begin SOURCE MATERIAL

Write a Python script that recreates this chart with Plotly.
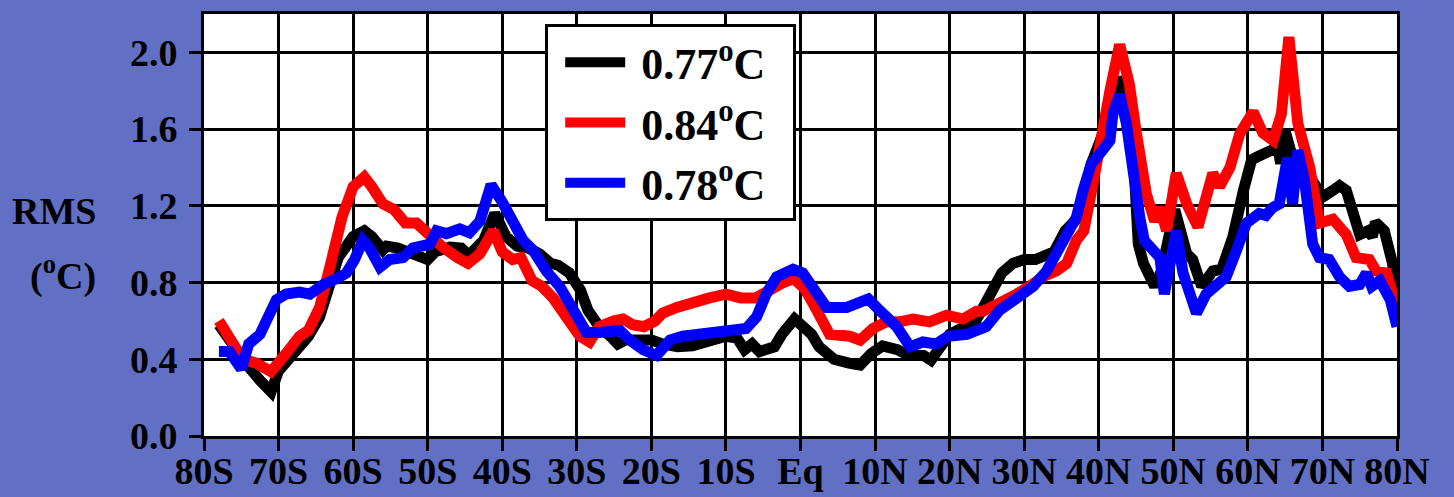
import plotly.graph_objects as go

# Latitude (deg, negative = south) and RMS (deg C) for each series
lat_black = [-78, -76, -74, -72.5, -71, -70, -68.5, -67, -66, -64.5, -63, -62, -60, -58.5, -57.5, -56, -55.5, -54,
             -52, -50, -49, -47, -45.5, -44.5, -42.5, -41, -39.5, -38, -36.5, -35, -33.5, -32.5, -31, -29.5,
             -28.5, -27, -25.5, -24.5, -23.5, -21.5, -20, -18.5, -16.5, -14.5, -12, -10, -8.5, -7.5, -6.5, -5.5,
             -3.5, -2.5, -0.8, 0.5, 1.5, 2.5, 4.5, 6.5, 8, 9.5, 11, 13, 14.5, 16.5, 17.5, 18.5, 20, 22, 23.5,
             24.5, 26, 27, 28.5, 30, 31.5, 33, 34, 35.5, 37, 38, 39, 40, 42, 42.8, 43.7, 44.6, 45.3, 46, 47.5,
             48.4, 50.2, 51.8, 52.6, 53.8, 55.3, 56.5, 58, 59.4, 60.5, 61.5, 63, 64, 64.4, 65, 66, 67.4, 69, 70,
             71.4, 72.3, 73.2, 74.1, 75, 76.1, 76.7, 77.1, 78.3, 79.4, 80]
rms_black = [0.58, 0.46, 0.36, 0.29, 0.23, 0.34, 0.40, 0.46, 0.52, 0.62, 0.79, 0.93, 1.04, 1.07, 1.04, 0.97, 0.99, 0.98,
             0.95, 0.92, 0.96, 0.985, 0.98, 0.94, 1.02, 1.16, 1.04, 0.99, 0.98, 0.95, 0.90, 0.89, 0.85, 0.76,
             0.655, 0.57, 0.52, 0.48, 0.50, 0.50, 0.50, 0.48, 0.465, 0.47, 0.49, 0.52, 0.51, 0.45, 0.48, 0.44,
             0.465, 0.53, 0.61, 0.57, 0.53, 0.465, 0.40, 0.38, 0.37, 0.43, 0.47, 0.45, 0.42, 0.42, 0.395, 0.45, 0.53, 0.57, 0.60,
             0.67, 0.79, 0.85, 0.90, 0.92, 0.92, 0.95, 0.96, 1.07, 1.13, 1.245, 1.42, 1.52, 1.73, 1.87, 1.765, 1.505, 1.00, 0.90, 0.78,
             0.86, 1.18, 0.95, 0.92, 0.78, 0.86, 0.87, 1.04, 1.28, 1.44, 1.46, 1.48, 1.505, 1.42, 1.59, 1.45, 1.40, 1.31, 1.245,
             1.28, 1.305, 1.28, 1.14, 1.05, 1.07, 1.04, 1.115, 1.07, 0.90, 0.66]

lat_red = [-78, -76.5, -74.8, -73, -71, -69, -67.2, -66, -64.5, -63, -61.5, -60, -58.5, -57.5, -56, -54.5, -53, -51.5,
           -49.7, -48, -46, -44.6, -43, -41.2, -40, -38.6, -37.5, -36, -34.7, -33.2, -31.4, -29.6, -28.3, -27, -25,
           -23.8, -22.5, -21, -19.5, -18.5, -16.6, -14.4, -12.2, -10, -8, -6, -4, -2.3, -0.9, 0.5, 1.7, 3.9, 6.6, 8,
           9.7, 11.5, 13.3, 15.1, 17.3, 19.6, 21.8, 23.6, 24.5, 26.7, 29, 30.7, 32.5, 34.3, 35.7, 37, 38, 39.2, 40.2,
           41.5, 42.8, 44.1, 45, 46.4, 47.5, 48.2, 49.1, 50.4, 51.8, 53.3, 55.3, 56.2, 57.6, 58.9, 60.7, 62, 63.4,
           64.5, 65.5, 66.7, 68.3, 69.6, 71.4, 73.2, 74.5, 76.3, 77.2, 78.6, 79.9]
rms_red = [0.60, 0.50, 0.40, 0.38, 0.335, 0.43, 0.52, 0.55, 0.67, 0.90, 1.14, 1.30, 1.35, 1.30, 1.21, 1.18, 1.11, 1.11,
           1.04, 0.985, 0.93, 0.90, 0.95, 1.07, 0.96, 0.92, 0.93, 0.81, 0.78, 0.72, 0.62, 0.52, 0.49, 0.57, 0.60,
           0.61, 0.58, 0.57, 0.60, 0.64, 0.67, 0.70, 0.72, 0.74, 0.72, 0.72, 0.77, 0.80, 0.82, 0.77, 0.69, 0.53, 0.52, 0.50,
           0.56, 0.595, 0.595, 0.61, 0.595, 0.63, 0.61, 0.65, 0.65, 0.69, 0.74, 0.78, 0.83, 0.86, 0.90, 1.02, 1.07, 1.31, 1.55,
           1.80, 2.04, 1.835, 1.59, 1.26, 1.12, 1.19, 1.07, 1.37, 1.21, 1.09, 1.37, 1.30, 1.40, 1.575, 1.69, 1.58, 1.54,
           1.68, 2.08, 1.63, 1.40, 1.11, 1.13, 1.05, 0.93, 0.92, 0.86, 0.85, 0.68]

lat_blue = [-78, -76.6, -75, -74, -72.5, -71.2, -70.3, -69, -67.2, -65.8, -64, -62.2, -60.9, -59.8, -58.7, -57.8, -56.4,
            -55.1, -53.3, -52, -50.6, -49.7, -48.8, -47.5, -45.7, -44.4, -43, -41.5, -40, -38.5, -37.2, -35.9, -34.1,
            -32.3, -30.5, -28.7, -27, -24.2, -22.9, -21.1, -19.3, -17.5, -15.8, -13.5, -11.3, -9, -7.3, -5.9, -4.6,
            -3.2, -1, 0.3, 1.7, 3.5, 6.2, 7.9, 9.1, 10.6, 12.9, 14.7, 16.4, 18.2, 19.8, 22.3, 24.9, 26.7, 29, 31.2, 33,
            34.3, 35.7, 37, 37.9, 39, 40.1, 41.5, 41.9, 42.8, 43.7, 44.6, 45.5, 46.1, 47.3, 48.2, 48.8, 50.4, 51.3,
            53.1, 54.4, 55.8, 57.1, 58.5, 59.8, 61.5, 62.4, 63.3, 64.2, 65.3, 66, 66.7, 67.6, 68.7, 69.6, 70.9, 72.3,
            73.6, 75, 75.9, 76.6, 77.7, 79.1, 80]
rms_blue = [0.44, 0.44, 0.35, 0.48, 0.53, 0.62, 0.71, 0.74, 0.75, 0.74, 0.79, 0.82, 0.85, 0.92, 1.02, 0.98, 0.88,
            0.92, 0.93, 0.98, 0.985, 1.00, 1.07, 1.055, 1.08, 1.06, 1.12, 1.31, 1.22, 1.11, 1.02, 0.97, 0.86,
            0.78, 0.655, 0.54, 0.54, 0.55, 0.50, 0.45, 0.42, 0.50, 0.52, 0.53, 0.53, 0.54, 0.56, 0.62, 0.74,
            0.83, 0.87, 0.85, 0.76, 0.67, 0.67, 0.70, 0.715, 0.655, 0.57, 0.465, 0.49, 0.48, 0.52, 0.53, 0.57, 0.655, 0.715, 0.78, 0.86,
            0.95, 1.07, 1.14, 1.28, 1.42, 1.47, 1.54, 1.68, 1.78, 1.63, 1.33, 1.14, 1.02, 0.97, 0.93, 0.74, 1.07, 0.85,
            0.64, 0.74, 0.79, 0.83, 0.97, 1.11, 1.16, 1.15, 1.19, 1.21, 1.45, 1.21, 1.49, 1.33, 1.00, 0.93, 0.92, 0.83,
            0.78, 0.79, 0.85, 0.78, 0.81, 0.71, 0.57]

series_names = ["&nbsp;0.77<sup>o</sup>C&nbsp;&nbsp;", "&nbsp;0.84<sup>o</sup>C&nbsp;&nbsp;", "&nbsp;0.78<sup>o</sup>C&nbsp;&nbsp;"]
series_colors = ["#000000", "#FF0000", "#0000FF"]

x_tickvals = [-80, -70, -60, -50, -40, -30, -20, -10, 0, 10, 20, 30, 40, 50, 60, 70, 80]
x_ticktext = ["80S", "70S", "60S", "50S", "40S", "30S", "20S", "10S", "Eq",
              "10N", "20N", "30N", "40N", "50N", "60N", "70N", "80N"]
y_tickvals = [0.0, 0.4, 0.8, 1.2, 1.6, 2.0]

FONT = "Liberation Serif, Times New Roman, serif"
BG = "#6170C4"

fig = go.Figure()
for lat, rms, name, col in zip([lat_black, lat_red, lat_blue],
                               [rms_black, rms_red, rms_blue],
                               series_names, series_colors):
    fig.add_trace(go.Scatter(x=lat, y=rms, mode="lines", name=name,
                             line=dict(color=col, width=11)))

axis_common = dict(showline=True, linecolor="black", linewidth=3, mirror=True,
                   showgrid=True, gridcolor="black", gridwidth=3,
                   ticks="outside", ticklen=12, tickwidth=3, tickcolor="black",
                   zeroline=False, automargin=False,
                   tickfont=dict(family=FONT, size=38, color="black", weight="bold"))

fig.update_xaxes(range=[-80, 80], tickvals=x_tickvals, ticktext=x_ticktext,
                 ticklabelstandoff=-13, **axis_common)
fig.update_yaxes(range=[0, 2.2], tickvals=y_tickvals, tickformat=".1f",
                 ticklabelstandoff=4, **axis_common)

fig.update_layout(
    width=1454, height=497,
    margin=dict(l=204, r=57, t=14, b=61),
    paper_bgcolor=BG, plot_bgcolor="white",
    font=dict(family=FONT, color="black"),
    showlegend=True,
    legend=dict(x=0.286, y=0.976, xanchor="left", yanchor="top",
                bgcolor="white", bordercolor="black", borderwidth=3,
                font=dict(family=FONT, size=44, color="black", weight="bold"),
                itemwidth=60, tracegroupgap=0, indentation=12),
    annotations=[
        dict(text="<b>RMS</b>", xref="paper", yref="paper", x=-0.0889, y=0.533,
             xanchor="right", yanchor="middle", showarrow=False,
             font=dict(family=FONT, size=38, color="black")),
        dict(text="<b>(<sup>o</sup>C)</b>", xref="paper", yref="paper", x=-0.0889, y=0.386,
             xanchor="right", yanchor="middle", showarrow=False,
             font=dict(family=FONT, size=38, color="black")),
    ],
)

fig.write_html("out.html", config={"displayModeBar": False},
               post_script="document.body.style.margin='0';document.body.style.background='" + BG + "';")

end SOURCE MATERIAL

Pictures excluded, repeat exactly the lines from the top of the material through the line with "1.07, 0.90, 0.66]", including both of those lines.

Write a Python script that recreates this chart with Plotly.
import plotly.graph_objects as go

# Latitude (deg, negative = south) and RMS (deg C) for each series
lat_black = [-78, -76, -74, -72.5, -71, -70, -68.5, -67, -66, -64.5, -63, -62, -60, -58.5, -57.5, -56, -55.5, -54,
             -52, -50, -49, -47, -45.5, -44.5, -42.5, -41, -39.5, -38, -36.5, -35, -33.5, -32.5, -31, -29.5,
             -28.5, -27, -25.5, -24.5, -23.5, -21.5, -20, -18.5, -16.5, -14.5, -12, -10, -8.5, -7.5, -6.5, -5.5,
             -3.5, -2.5, -0.8, 0.5, 1.5, 2.5, 4.5, 6.5, 8, 9.5, 11, 13, 14.5, 16.5, 17.5, 18.5, 20, 22, 23.5,
             24.5, 26, 27, 28.5, 30, 31.5, 33, 34, 35.5, 37, 38, 39, 40, 42, 42.8, 43.7, 44.6, 45.3, 46, 47.5,
             48.4, 50.2, 51.8, 52.6, 53.8, 55.3, 56.5, 58, 59.4, 60.5, 61.5, 63, 64, 64.4, 65, 66, 67.4, 69, 70,
             71.4, 72.3, 73.2, 74.1, 75, 76.1, 76.7, 77.1, 78.3, 79.4, 80]
rms_black = [0.58, 0.46, 0.36, 0.29, 0.23, 0.34, 0.40, 0.46, 0.52, 0.62, 0.79, 0.93, 1.04, 1.07, 1.04, 0.97, 0.99, 0.98,
             0.95, 0.92, 0.96, 0.985, 0.98, 0.94, 1.02, 1.16, 1.04, 0.99, 0.98, 0.95, 0.90, 0.89, 0.85, 0.76,
             0.655, 0.57, 0.52, 0.48, 0.50, 0.50, 0.50, 0.48, 0.465, 0.47, 0.49, 0.52, 0.51, 0.45, 0.48, 0.44,
             0.465, 0.53, 0.61, 0.57, 0.53, 0.465, 0.40, 0.38, 0.37, 0.43, 0.47, 0.45, 0.42, 0.42, 0.395, 0.45, 0.53, 0.57, 0.60,
             0.67, 0.79, 0.85, 0.90, 0.92, 0.92, 0.95, 0.96, 1.07, 1.13, 1.245, 1.42, 1.52, 1.73, 1.87, 1.765, 1.505, 1.00, 0.90, 0.78,
             0.86, 1.18, 0.95, 0.92, 0.78, 0.86, 0.87, 1.04, 1.28, 1.44, 1.46, 1.48, 1.505, 1.42, 1.59, 1.45, 1.40, 1.31, 1.245,
             1.28, 1.305, 1.28, 1.14, 1.05, 1.07, 1.04, 1.115, 1.07, 0.90, 0.66]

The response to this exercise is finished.